§ **PROBLEM TO WORK ON**:
From the very first line of the data to the line containing "const yTicks = [1200, 1400, 1600, 1800];", retype everything exactly, leaving the pictures behind.

§ **COLLECTED MATERIAL**:
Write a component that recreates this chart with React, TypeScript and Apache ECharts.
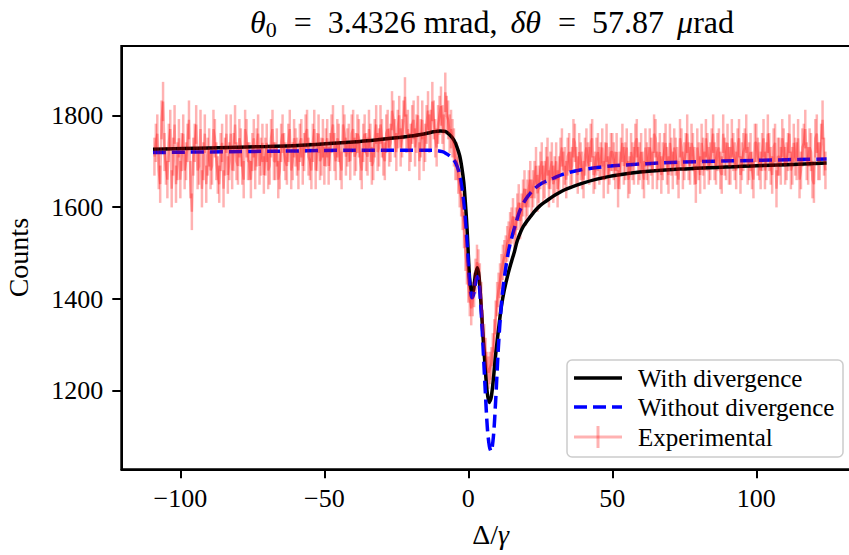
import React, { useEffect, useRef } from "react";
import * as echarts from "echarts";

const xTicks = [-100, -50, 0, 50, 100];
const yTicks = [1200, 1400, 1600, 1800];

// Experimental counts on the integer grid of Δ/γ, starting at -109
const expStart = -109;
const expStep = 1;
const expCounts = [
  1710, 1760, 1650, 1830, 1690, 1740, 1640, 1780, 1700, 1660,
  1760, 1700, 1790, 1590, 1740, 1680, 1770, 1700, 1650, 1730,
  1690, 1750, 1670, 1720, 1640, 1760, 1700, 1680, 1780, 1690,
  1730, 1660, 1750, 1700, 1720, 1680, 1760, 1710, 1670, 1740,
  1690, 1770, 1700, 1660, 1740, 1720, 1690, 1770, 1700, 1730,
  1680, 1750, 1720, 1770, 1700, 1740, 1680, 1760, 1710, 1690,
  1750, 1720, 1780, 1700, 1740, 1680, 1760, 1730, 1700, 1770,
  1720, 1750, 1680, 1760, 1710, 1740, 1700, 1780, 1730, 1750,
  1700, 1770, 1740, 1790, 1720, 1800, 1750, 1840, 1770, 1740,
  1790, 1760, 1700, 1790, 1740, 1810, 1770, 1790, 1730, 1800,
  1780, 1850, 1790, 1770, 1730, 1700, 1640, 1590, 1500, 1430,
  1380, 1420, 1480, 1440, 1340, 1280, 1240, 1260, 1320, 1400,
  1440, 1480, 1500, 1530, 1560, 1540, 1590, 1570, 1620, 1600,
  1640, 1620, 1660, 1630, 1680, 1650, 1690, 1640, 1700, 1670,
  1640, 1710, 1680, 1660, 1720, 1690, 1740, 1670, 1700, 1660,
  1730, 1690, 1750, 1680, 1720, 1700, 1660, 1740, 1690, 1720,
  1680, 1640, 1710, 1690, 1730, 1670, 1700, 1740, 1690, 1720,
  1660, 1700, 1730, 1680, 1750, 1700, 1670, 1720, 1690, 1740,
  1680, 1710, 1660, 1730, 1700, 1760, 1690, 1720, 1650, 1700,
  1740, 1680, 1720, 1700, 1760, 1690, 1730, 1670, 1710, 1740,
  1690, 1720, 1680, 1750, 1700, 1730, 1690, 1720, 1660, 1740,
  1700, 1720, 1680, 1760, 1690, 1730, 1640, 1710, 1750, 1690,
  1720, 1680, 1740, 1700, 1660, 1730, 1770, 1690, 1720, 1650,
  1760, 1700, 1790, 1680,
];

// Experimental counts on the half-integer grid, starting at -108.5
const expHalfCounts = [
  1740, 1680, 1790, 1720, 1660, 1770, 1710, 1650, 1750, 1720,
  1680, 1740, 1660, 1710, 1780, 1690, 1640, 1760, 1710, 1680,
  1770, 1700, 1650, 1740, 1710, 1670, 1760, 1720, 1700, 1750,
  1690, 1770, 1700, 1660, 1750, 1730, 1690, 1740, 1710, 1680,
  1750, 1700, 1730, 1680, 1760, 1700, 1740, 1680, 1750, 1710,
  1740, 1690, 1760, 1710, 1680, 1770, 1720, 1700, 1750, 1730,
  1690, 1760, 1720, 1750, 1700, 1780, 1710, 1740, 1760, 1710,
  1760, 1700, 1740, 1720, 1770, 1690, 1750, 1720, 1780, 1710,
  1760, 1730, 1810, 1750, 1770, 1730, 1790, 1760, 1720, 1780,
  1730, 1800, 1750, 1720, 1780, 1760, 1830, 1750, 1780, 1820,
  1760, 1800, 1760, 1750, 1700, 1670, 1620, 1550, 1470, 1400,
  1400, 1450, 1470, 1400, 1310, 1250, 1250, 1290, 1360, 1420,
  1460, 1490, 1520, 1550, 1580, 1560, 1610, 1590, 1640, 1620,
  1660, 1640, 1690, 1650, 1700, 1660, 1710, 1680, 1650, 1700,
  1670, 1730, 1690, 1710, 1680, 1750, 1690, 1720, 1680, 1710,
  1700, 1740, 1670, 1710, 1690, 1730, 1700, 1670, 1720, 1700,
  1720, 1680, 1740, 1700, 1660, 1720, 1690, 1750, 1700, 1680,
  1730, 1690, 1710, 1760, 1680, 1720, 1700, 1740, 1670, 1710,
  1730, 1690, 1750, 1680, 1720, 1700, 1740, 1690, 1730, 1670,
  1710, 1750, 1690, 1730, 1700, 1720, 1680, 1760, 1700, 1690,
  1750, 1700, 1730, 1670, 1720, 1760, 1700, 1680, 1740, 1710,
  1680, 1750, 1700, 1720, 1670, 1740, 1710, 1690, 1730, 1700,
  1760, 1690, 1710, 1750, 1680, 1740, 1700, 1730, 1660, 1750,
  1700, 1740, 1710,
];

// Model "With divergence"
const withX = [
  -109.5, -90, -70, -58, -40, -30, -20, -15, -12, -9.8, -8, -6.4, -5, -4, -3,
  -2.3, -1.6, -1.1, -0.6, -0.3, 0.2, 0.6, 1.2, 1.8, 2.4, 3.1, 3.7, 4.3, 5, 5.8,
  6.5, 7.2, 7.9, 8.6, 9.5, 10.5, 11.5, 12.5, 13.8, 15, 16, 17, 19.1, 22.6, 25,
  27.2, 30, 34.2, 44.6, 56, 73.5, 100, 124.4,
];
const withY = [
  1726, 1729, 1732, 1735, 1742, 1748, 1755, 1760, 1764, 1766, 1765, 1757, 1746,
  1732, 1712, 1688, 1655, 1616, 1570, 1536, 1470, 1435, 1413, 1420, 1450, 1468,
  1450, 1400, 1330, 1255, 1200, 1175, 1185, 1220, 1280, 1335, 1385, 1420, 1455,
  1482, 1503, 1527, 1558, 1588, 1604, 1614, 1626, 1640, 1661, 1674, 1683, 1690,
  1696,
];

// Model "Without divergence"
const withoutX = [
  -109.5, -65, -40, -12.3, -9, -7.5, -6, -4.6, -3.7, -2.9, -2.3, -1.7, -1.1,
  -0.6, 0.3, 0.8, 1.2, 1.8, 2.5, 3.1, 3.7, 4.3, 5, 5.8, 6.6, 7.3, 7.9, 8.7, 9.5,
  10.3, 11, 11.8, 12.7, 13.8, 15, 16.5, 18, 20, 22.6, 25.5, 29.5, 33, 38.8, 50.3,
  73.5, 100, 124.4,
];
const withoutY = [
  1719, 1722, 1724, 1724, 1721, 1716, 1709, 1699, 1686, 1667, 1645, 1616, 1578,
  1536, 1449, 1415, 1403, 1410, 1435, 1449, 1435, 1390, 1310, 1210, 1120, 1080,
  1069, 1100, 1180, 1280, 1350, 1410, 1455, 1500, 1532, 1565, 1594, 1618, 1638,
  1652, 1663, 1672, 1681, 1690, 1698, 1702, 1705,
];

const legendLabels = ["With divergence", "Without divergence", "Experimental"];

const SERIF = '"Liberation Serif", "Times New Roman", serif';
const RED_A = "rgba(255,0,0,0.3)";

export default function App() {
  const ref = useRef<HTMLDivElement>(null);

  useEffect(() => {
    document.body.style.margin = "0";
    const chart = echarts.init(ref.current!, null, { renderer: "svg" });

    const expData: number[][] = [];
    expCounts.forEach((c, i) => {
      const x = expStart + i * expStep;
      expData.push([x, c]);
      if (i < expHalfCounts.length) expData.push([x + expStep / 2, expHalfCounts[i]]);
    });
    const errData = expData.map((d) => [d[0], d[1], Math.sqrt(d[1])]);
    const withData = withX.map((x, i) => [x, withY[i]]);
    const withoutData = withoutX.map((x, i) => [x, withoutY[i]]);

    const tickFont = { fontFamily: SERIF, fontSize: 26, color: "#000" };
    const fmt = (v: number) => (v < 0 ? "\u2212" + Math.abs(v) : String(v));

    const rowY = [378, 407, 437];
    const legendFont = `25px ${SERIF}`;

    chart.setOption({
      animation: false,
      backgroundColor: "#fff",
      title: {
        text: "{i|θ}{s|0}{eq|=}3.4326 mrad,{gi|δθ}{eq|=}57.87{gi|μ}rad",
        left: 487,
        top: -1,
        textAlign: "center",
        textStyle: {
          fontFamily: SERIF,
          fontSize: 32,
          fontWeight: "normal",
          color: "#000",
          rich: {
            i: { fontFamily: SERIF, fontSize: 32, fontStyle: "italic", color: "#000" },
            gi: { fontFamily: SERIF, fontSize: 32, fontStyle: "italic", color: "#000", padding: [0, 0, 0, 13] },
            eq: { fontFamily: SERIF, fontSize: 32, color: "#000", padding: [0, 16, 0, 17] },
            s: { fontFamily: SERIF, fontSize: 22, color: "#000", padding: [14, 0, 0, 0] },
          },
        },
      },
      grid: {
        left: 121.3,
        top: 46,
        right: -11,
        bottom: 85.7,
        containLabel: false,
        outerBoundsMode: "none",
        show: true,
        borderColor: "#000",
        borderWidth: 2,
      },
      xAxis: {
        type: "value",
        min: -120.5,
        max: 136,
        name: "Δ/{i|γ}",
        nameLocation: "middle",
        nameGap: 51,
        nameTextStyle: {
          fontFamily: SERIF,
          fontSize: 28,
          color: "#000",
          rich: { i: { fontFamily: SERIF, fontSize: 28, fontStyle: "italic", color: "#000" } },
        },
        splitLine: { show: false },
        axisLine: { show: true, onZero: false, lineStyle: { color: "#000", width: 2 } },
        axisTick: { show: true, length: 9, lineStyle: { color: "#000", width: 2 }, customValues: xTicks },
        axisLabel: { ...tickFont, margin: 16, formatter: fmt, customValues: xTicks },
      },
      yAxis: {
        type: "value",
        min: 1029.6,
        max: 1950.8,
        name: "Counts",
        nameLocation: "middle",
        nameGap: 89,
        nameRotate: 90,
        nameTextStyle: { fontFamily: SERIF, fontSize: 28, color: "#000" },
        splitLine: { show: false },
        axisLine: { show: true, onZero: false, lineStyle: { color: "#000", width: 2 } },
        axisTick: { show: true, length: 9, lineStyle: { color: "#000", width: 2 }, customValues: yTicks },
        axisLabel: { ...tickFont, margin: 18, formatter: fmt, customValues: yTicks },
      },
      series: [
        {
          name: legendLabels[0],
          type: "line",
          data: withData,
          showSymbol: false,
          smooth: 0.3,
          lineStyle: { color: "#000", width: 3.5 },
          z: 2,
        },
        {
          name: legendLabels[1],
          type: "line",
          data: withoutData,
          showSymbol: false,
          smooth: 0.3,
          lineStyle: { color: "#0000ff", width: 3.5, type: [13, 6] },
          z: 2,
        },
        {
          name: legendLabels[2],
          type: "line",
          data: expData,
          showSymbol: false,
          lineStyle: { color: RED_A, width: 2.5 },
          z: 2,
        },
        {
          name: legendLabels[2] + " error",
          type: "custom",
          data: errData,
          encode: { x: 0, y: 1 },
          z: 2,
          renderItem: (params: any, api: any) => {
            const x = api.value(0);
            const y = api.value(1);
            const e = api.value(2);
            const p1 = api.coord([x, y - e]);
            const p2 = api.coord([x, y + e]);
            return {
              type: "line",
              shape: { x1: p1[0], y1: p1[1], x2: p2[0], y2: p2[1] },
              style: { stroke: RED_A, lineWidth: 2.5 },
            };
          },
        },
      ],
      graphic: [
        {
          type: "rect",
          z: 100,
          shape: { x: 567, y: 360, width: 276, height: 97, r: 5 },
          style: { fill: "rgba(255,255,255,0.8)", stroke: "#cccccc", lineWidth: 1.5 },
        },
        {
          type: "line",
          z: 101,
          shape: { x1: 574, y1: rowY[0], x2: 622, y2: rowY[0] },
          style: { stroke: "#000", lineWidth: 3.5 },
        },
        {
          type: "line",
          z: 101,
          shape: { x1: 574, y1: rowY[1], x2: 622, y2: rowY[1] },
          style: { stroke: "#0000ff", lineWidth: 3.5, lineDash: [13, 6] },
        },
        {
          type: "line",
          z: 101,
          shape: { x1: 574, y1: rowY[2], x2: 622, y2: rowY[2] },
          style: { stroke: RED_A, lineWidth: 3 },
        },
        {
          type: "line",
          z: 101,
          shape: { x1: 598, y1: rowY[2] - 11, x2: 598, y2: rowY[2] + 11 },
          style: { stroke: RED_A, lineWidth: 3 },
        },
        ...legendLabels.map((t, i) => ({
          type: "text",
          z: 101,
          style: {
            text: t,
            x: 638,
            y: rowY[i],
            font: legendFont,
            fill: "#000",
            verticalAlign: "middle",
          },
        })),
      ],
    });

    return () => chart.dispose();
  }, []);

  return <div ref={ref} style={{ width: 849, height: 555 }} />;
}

§ **OUTPUT BELOW**:
Write a component that recreates this chart with React, TypeScript and Apache ECharts.
import React, { useEffect, useRef } from "react";
import * as echarts from "echarts";

const xTicks = [-100, -50, 0, 50, 100];
const yTicks = [1200, 1400, 1600, 1800];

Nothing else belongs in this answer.